**DATA SHOWN**
--------------------
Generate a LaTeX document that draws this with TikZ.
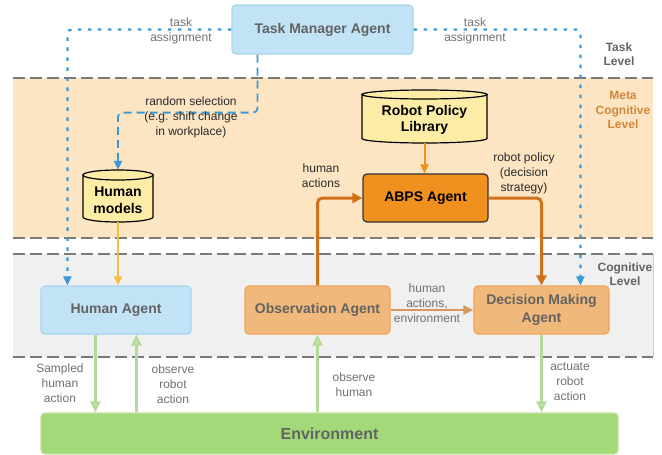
\documentclass[tikz,border=0pt]{standalone}
\usepackage{fontspec}
\setmainfont{Liberation Sans}
\usetikzlibrary{arrows.meta,calc}
\definecolor{bluefill}{HTML}{C2E3F6}
\definecolor{blueborder}{HTML}{A9D3EF}
\definecolor{bluearrow}{HTML}{3A98D6}
\definecolor{peach}{HTML}{FDE4C2}
\definecolor{graybg}{HTML}{F0F0F0}
\definecolor{dashgray}{HTML}{7A7A7A}
\definecolor{txtgray}{HTML}{636363}
\definecolor{lblgray}{HTML}{707070}
\definecolor{darklbl}{HTML}{2A2A2A}
\definecolor{metaorange}{HTML}{D0883A}
\definecolor{cylfill}{HTML}{FDECA6}
\definecolor{abpsfill}{HTML}{F0901E}
\definecolor{agentfill}{HTML}{F0B87A}
\definecolor{agentborder}{HTML}{F0A458}
\definecolor{darkorange}{HTML}{CF711B}
\definecolor{midorange}{HTML}{D7995A}
\definecolor{yellowarrow}{HTML}{F0C040}
\definecolor{envfill}{HTML}{A3D978}
\definecolor{envborder}{HTML}{C2E2A2}
\definecolor{greenarrow}{HTML}{B3DA96}
\definecolor{greenlight}{HTML}{D6EDC4}
\tikzset{
  x=1pt,y=1pt,
  lbl/.style={font=\fontsize{12}{15}\selectfont, text=lblgray, align=center, inner sep=0pt},
  dlbl/.style={lbl, text=darklbl},
  lvl/.style={font=\bfseries\fontsize{12}{14.5}\selectfont, align=center, inner sep=0pt},
  agent/.style={rectangle, rounded corners=4pt, line width=1.2pt, inner sep=0pt,
    font=\bfseries\fontsize{14}{18}\selectfont, text=txtgray, align=center},
  bluebox/.style={agent, fill=bluefill, draw=blueborder},
  orangebox/.style={agent, fill=agentfill, draw=agentborder},
  dashline/.style={draw=dashgray, line width=2pt, dash pattern=on 12pt off 5pt},
  bluedot/.style={draw=bluearrow, line width=2.2pt, dash pattern=on 3.5pt off 6.5pt, rounded corners=4pt,
    -{Triangle[length=9pt,width=8pt,fill=bluearrow]}},
  bluedash/.style={draw=bluearrow, line width=1.8pt, dash pattern=on 8pt off 5pt, rounded corners=4pt,
    -{Triangle[length=9pt,width=8pt,fill=bluearrow]}},
  darkarrow/.style={draw=darkorange, line width=3pt, rounded corners=5pt,
    -{Triangle[length=10pt,width=10pt,fill=darkorange]}},
  greenarr/.style={draw=greenarrow, line width=2.5pt,
    -{Triangle[length=11pt,width=10pt,fill=greenlight]}},
  cyl/.style={draw=black, line width=1.2pt, fill=cylfill},
}
\begin{document}
\begin{tikzpicture}
\useasboundingbox (0,0) rectangle (662,-455);
% bands
\fill[peach] (13,-78) rectangle (653,-238);
\fill[graybg] (13,-254) rectangle (653,-357);
\draw[graybg!85!black, line width=0.6pt] (653,-254) -- (653,-357);
\draw[dashline] (13,-78) -- (653,-78);
\draw[dashline] (13,-238) -- (653,-238);
\draw[dashline] (13,-254) -- (653,-254);
\draw[dashline] (13,-357) -- (653,-357);
% level labels
\node[lvl, text=txtgray] (tasklvl) at (619,-54) {Task\\Level};
\node[lvl, text=metaorange] (metalvl) at (623,-110) {Meta\\Cognitive\\Level};
\node[lvl, text=txtgray] (coglvl) at (625,-274) {Cognitive\\Level};
% task manager
\node[bluebox, minimum width=181pt, minimum height=49pt] (tm) at (322.5,-29.5) {Task Manager Agent};
% cylinders
\node[inner sep=0pt, minimum width=70pt, minimum height=52pt] (hm) at (118,-196) {};
\path[cyl] (83,-175) -- (83,-217) arc[start angle=180,end angle=360,x radius=35,y radius=5] -- (153,-175) -- cycle;
\path[cyl] (118,-175) ellipse [x radius=35, y radius=5];
\node[font=\bfseries\fontsize{14}{17}\selectfont, align=center, inner sep=0pt] (hmt) at (118,-200) {Human\\models};
\node[inner sep=0pt, minimum width=125pt, minimum height=53pt] (rpl) at (424.5,-116.5) {};
\path[cyl] (362,-94.5) -- (362,-138.5) arc[start angle=180,end angle=360,x radius=62.5,y radius=4.5] -- (487,-94.5) -- cycle;
\path[cyl] (424.5,-94.5) ellipse [x radius=62.5, y radius=4.5];
\node[font=\bfseries\fontsize{14}{16}\selectfont, align=center, inner sep=0pt] (rplt) at (424.5,-120) {Robot Policy\\Library};
% ABPS
\node[agent, fill=abpsfill, draw=black!80, text=black, minimum width=125pt, minimum height=48pt] (abps) at (425.5,-198) {ABPS Agent};
% cognitive agents
\node[bluebox, minimum width=150pt, minimum height=48pt] (ha) at (116,-310) {Human Agent};
\node[orangebox, minimum width=145pt, minimum height=48pt] (obs) at (317.5,-310) {Observation Agent};
\node[orangebox, minimum width=135pt, minimum height=48pt] (dma) at (541.5,-310) {Decision Making\\Agent};
% environment
\node[agent, fill=envfill, draw=envborder, font=\bfseries\fontsize{16}{19}\selectfont, minimum width=577pt, minimum height=41pt] (env) at (329.5,-433.5) {Environment};
% blue connectors
\draw[bluedot] (tm.west) -| ($(ha.north west)+(27,0)$);
\draw[bluedot] (tm.east) -| ($(dma.north west)+(107,0)$);
\draw[bluedash] ($(tm.south west)+(26,0)$) -- ++(0,-58) -| (hm.north);
\node[lbl] (ta1) at (181,-30.5) {task\\assignment};
\node[lbl] (ta2) at (475,-30.5) {task\\assignment};
\node[dlbl] (rs) at (191,-117) {random selection\\(e.g. shift change\\in workplace)};
% yellow
\draw[draw=yellowarrow, line width=2pt, -{Triangle[length=9pt,width=8pt,fill=yellowarrow]}] (hm.south) -- (hm.south |- ha.north);
% orange
\draw[draw=abpsfill, line width=2pt, -{Triangle[length=9pt,width=8pt,fill=abpsfill]}] (rpl.south) -- (rpl.south |- abps.north);
\draw[darkarrow] (obs.north) |- (abps.west);
\draw[darkarrow] (abps.east) -| (dma.north);
\node[dlbl] (hact) at (321,-176) {human\\actions};
\node[dlbl] (rpol) at (524,-173) {robot policy\\(decision\\strategy)};
\draw[draw=midorange, line width=2pt, -{Triangle[length=10pt,width=9pt,fill=midorange]}] (obs.east) -- (dma.west);
\node[lbl] (hae) at (427,-303) {human\\actions,\\environment};
% green
\coordinate (sa) at ($(ha.south west)+(55,0)$);
\coordinate (ora) at ($(ha.south west)+(96,0)$);
\draw[greenarr] (sa) -- (sa |- env.north);
\draw[greenarr] (ora |- env.north) -- (ora);
\draw[greenarr] (obs.south |- env.north) -- (obs.south);
\draw[greenarr] (dma.south) -- (dma.south |- env.north);
\node[lbl] (sha) at (60,-383) {Sampled\\human\\action};
\node[lbl] (ora-l) at (173,-384) {observe\\robot\\action};
\node[lbl] (oh) at (354,-385) {observe\\human};
\node[lbl] (ara) at (570,-382) {actuate\\robot\\action};
\end{tikzpicture}
\end{document}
--------------------
**EXERCISE DETAILS**
Copy out the listing exactly as it stands, but not the pictures.

**SOLUTION BELOW**
Generate a LaTeX document that draws this with TikZ.
\documentclass[tikz,border=0pt]{standalone}
\usepackage{fontspec}
\setmainfont{Liberation Sans}
\usetikzlibrary{arrows.meta,calc}
\definecolor{bluefill}{HTML}{C2E3F6}
\definecolor{blueborder}{HTML}{A9D3EF}
\definecolor{bluearrow}{HTML}{3A98D6}
\definecolor{peach}{HTML}{FDE4C2}
\definecolor{graybg}{HTML}{F0F0F0}
\definecolor{dashgray}{HTML}{7A7A7A}
\definecolor{txtgray}{HTML}{636363}
\definecolor{lblgray}{HTML}{707070}
\definecolor{darklbl}{HTML}{2A2A2A}
\definecolor{metaorange}{HTML}{D0883A}
\definecolor{cylfill}{HTML}{FDECA6}
\definecolor{abpsfill}{HTML}{F0901E}
\definecolor{agentfill}{HTML}{F0B87A}
\definecolor{agentborder}{HTML}{F0A458}
\definecolor{darkorange}{HTML}{CF711B}
\definecolor{midorange}{HTML}{D7995A}
\definecolor{yellowarrow}{HTML}{F0C040}
\definecolor{envfill}{HTML}{A3D978}
\definecolor{envborder}{HTML}{C2E2A2}
\definecolor{greenarrow}{HTML}{B3DA96}
\definecolor{greenlight}{HTML}{D6EDC4}
\tikzset{
  x=1pt,y=1pt,
  lbl/.style={font=\fontsize{12}{15}\selectfont, text=lblgray, align=center, inner sep=0pt},
  dlbl/.style={lbl, text=darklbl},
  lvl/.style={font=\bfseries\fontsize{12}{14.5}\selectfont, align=center, inner sep=0pt},
  agent/.style={rectangle, rounded corners=4pt, line width=1.2pt, inner sep=0pt,
    font=\bfseries\fontsize{14}{18}\selectfont, text=txtgray, align=center},
  bluebox/.style={agent, fill=bluefill, draw=blueborder},
  orangebox/.style={agent, fill=agentfill, draw=agentborder},
  dashline/.style={draw=dashgray, line width=2pt, dash pattern=on 12pt off 5pt},
  bluedot/.style={draw=bluearrow, line width=2.2pt, dash pattern=on 3.5pt off 6.5pt, rounded corners=4pt,
    -{Triangle[length=9pt,width=8pt,fill=bluearrow]}},
  bluedash/.style={draw=bluearrow, line width=1.8pt, dash pattern=on 8pt off 5pt, rounded corners=4pt,
    -{Triangle[length=9pt,width=8pt,fill=bluearrow]}},
  darkarrow/.style={draw=darkorange, line width=3pt, rounded corners=5pt,
    -{Triangle[length=10pt,width=10pt,fill=darkorange]}},
  greenarr/.style={draw=greenarrow, line width=2.5pt,
    -{Triangle[length=11pt,width=10pt,fill=greenlight]}},
  cyl/.style={draw=black, line width=1.2pt, fill=cylfill},
}
\begin{document}
\begin{tikzpicture}
\useasboundingbox (0,0) rectangle (662,-455);
% bands
\fill[peach] (13,-78) rectangle (653,-238);
\fill[graybg] (13,-254) rectangle (653,-357);
\draw[graybg!85!black, line width=0.6pt] (653,-254) -- (653,-357);
\draw[dashline] (13,-78) -- (653,-78);
\draw[dashline] (13,-238) -- (653,-238);
\draw[dashline] (13,-254) -- (653,-254);
\draw[dashline] (13,-357) -- (653,-357);
% level labels
\node[lvl, text=txtgray] (tasklvl) at (619,-54) {Task\\Level};
\node[lvl, text=metaorange] (metalvl) at (623,-110) {Meta\\Cognitive\\Level};
\node[lvl, text=txtgray] (coglvl) at (625,-274) {Cognitive\\Level};
% task manager
\node[bluebox, minimum width=181pt, minimum height=49pt] (tm) at (322.5,-29.5) {Task Manager Agent};
% cylinders
\node[inner sep=0pt, minimum width=70pt, minimum height=52pt] (hm) at (118,-196) {};
\path[cyl] (83,-175) -- (83,-217) arc[start angle=180,end angle=360,x radius=35,y radius=5] -- (153,-175) -- cycle;
\path[cyl] (118,-175) ellipse [x radius=35, y radius=5];
\node[font=\bfseries\fontsize{14}{17}\selectfont, align=center, inner sep=0pt] (hmt) at (118,-200) {Human\\models};
\node[inner sep=0pt, minimum width=125pt, minimum height=53pt] (rpl) at (424.5,-116.5) {};
\path[cyl] (362,-94.5) -- (362,-138.5) arc[start angle=180,end angle=360,x radius=62.5,y radius=4.5] -- (487,-94.5) -- cycle;
\path[cyl] (424.5,-94.5) ellipse [x radius=62.5, y radius=4.5];
\node[font=\bfseries\fontsize{14}{16}\selectfont, align=center, inner sep=0pt] (rplt) at (424.5,-120) {Robot Policy\\Library};
% ABPS
\node[agent, fill=abpsfill, draw=black!80, text=black, minimum width=125pt, minimum height=48pt] (abps) at (425.5,-198) {ABPS Agent};
% cognitive agents
\node[bluebox, minimum width=150pt, minimum height=48pt] (ha) at (116,-310) {Human Agent};
\node[orangebox, minimum width=145pt, minimum height=48pt] (obs) at (317.5,-310) {Observation Agent};
\node[orangebox, minimum width=135pt, minimum height=48pt] (dma) at (541.5,-310) {Decision Making\\Agent};
% environment
\node[agent, fill=envfill, draw=envborder, font=\bfseries\fontsize{16}{19}\selectfont, minimum width=577pt, minimum height=41pt] (env) at (329.5,-433.5) {Environment};
% blue connectors
\draw[bluedot] (tm.west) -| ($(ha.north west)+(27,0)$);
\draw[bluedot] (tm.east) -| ($(dma.north west)+(107,0)$);
\draw[bluedash] ($(tm.south west)+(26,0)$) -- ++(0,-58) -| (hm.north);
\node[lbl] (ta1) at (181,-30.5) {task\\assignment};
\node[lbl] (ta2) at (475,-30.5) {task\\assignment};
\node[dlbl] (rs) at (191,-117) {random selection\\(e.g. shift change\\in workplace)};
% yellow
\draw[draw=yellowarrow, line width=2pt, -{Triangle[length=9pt,width=8pt,fill=yellowarrow]}] (hm.south) -- (hm.south |- ha.north);
% orange
\draw[draw=abpsfill, line width=2pt, -{Triangle[length=9pt,width=8pt,fill=abpsfill]}] (rpl.south) -- (rpl.south |- abps.north);
\draw[darkarrow] (obs.north) |- (abps.west);
\draw[darkarrow] (abps.east) -| (dma.north);
\node[dlbl] (hact) at (321,-176) {human\\actions};
\node[dlbl] (rpol) at (524,-173) {robot policy\\(decision\\strategy)};
\draw[draw=midorange, line width=2pt, -{Triangle[length=10pt,width=9pt,fill=midorange]}] (obs.east) -- (dma.west);
\node[lbl] (hae) at (427,-303) {human\\actions,\\environment};
% green
\coordinate (sa) at ($(ha.south west)+(55,0)$);
\coordinate (ora) at ($(ha.south west)+(96,0)$);
\draw[greenarr] (sa) -- (sa |- env.north);
\draw[greenarr] (ora |- env.north) -- (ora);
\draw[greenarr] (obs.south |- env.north) -- (obs.south);
\draw[greenarr] (dma.south) -- (dma.south |- env.north);
\node[lbl] (sha) at (60,-383) {Sampled\\human\\action};
\node[lbl] (ora-l) at (173,-384) {observe\\robot\\action};
\node[lbl] (oh) at (354,-385) {observe\\human};
\node[lbl] (ara) at (570,-382) {actuate\\robot\\action};
\end{tikzpicture}
\end{document}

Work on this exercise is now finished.